È COSÌ CHE HANNO SCAVATO LA TUA FOSSA
articolo di Maria Ferdinanda Piva per Byoblu.com
Addio Barbara, collega licenziata e disoccupata. Abbiamo lavorato tanti anni insieme e poi ti hanno messa fuori, ben prima di me, e come è assurdo scriverti adesso che ti sei uccisa. “Cronista freelance”, ti definiscono. Ossia, anche tu (come me) eri perennemente a caccia di lavoretti precari sub-sotto pagati.
I suicidi dei disoccupati sono la vera emergenza nazionale, ormai due al giorno. Ci sei finita dentro tu, e la morte mi è passata vicino.
Ma tu conoscevi il mestiere. Non avresti mai, mai!, fatto il titolo “Giornalista sì da fuoco in campagna” con il quale ti hanno salutata. Due errori in un colpo solo, orcapeppa!, e li ha fatti uno che ha il lavoro. Tu non li avresti commessi, ed eri disoccupata. A suo tempo ho “passato” tanti tuoi pezzi: erano meglio di quelli che ora leggo on line sulla tua morte, sia detto senza offesa per i vivi. Potremmo discutere per ore su come si è svilita negli ultimi anni la nostra professione. Però non è il momento, e adesso non ce la farei neppure.
Vedi, Barbara, tu mi conosci. Tu, almeno tu, capirai se parlo di te come collega e non come amica: noi non ci siamo mai frequentate fuori dalla redazione, e me lo ripeto adesso che piango, e devo trovare una scusa presentabile per non averti cercato, e scrivo di te come giornalista e non come persona.
Però il rimorso per non aver telefonato a Barbara lasciatelo a me sola. Il mondo si interessi della Barbara giornalista, una brava giornalista disoccupata. Uno dei due disoccupati che ormai ogni giorno in Italia si tolgono la vita.
Questo mondo ci riduce a meri oggetti economici. Spreme fuori di noi il nostro lavoro curandosi solo che sia tanto, flessibile (meglio se già flesso a 90 gradi) e a buon mercato. Quando ha succhiato tutto quel che gli interessa, ci butta via come gusci vuoti.
Ma il lavoro non è solo un fatto economico. Il lavoro è il principale strumento attraverso il quale ciascuno di noi può lasciare un'impronta sulla realtà e modificarla un pochino in meglio. Lo si fa in mille modi: scrivendo un articolo, aggiustando un lavandino che perde, consegnando la posta.
Se uno lavora, e se il lavoro è fatto bene – tu, Barbara, lavoravi bene – il mondo risulta migliorato.

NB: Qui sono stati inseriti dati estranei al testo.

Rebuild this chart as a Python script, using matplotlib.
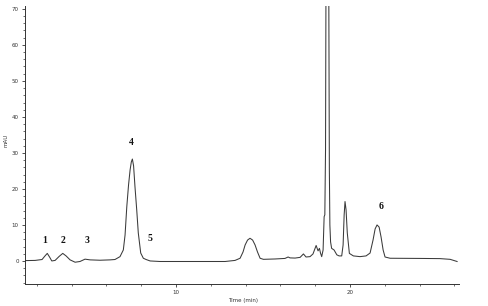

Quando il lavoro non c'è, è difficile lasciare un'impronta nel mondo, e solo i disoccupati sanno quanto questo sia doloroso. Ma si tratta di un dolore privato. Il fatto collettivo, sociale, sono tutti i possibili miglioramenti perduti. E infatti la disoccupazione è alle stelle, e guardate in che mondo squallido viviamo.
Al mondo non glie ne frega niente di migliorare. Al mondo frega solo del Dio Quattrino: e così hanno scavato la tua fossa. No, Barbara, la tua fossa non te la sei scavata da sola, non sei tu la responsabile della tua disperazione.
Io sono viva, Barbara, e ti prometto una cosa. Conserverò il tuo infinito dolore, me lo porterò dentro, non andrà sprecato. L'ho messo insieme al mio, e fra tutti e due verrà fuori, prima o poi, la forza per ribellarmi a questo mondo ingiusto e indifferente a tutto ciò che non è denaro. Parlo di ribellione perché non posso – ora non posso – contribuire a migliorare il mondo attraverso il mio lavoro.
Lo farò. Te lo prometto, Barbara, troverò il modo.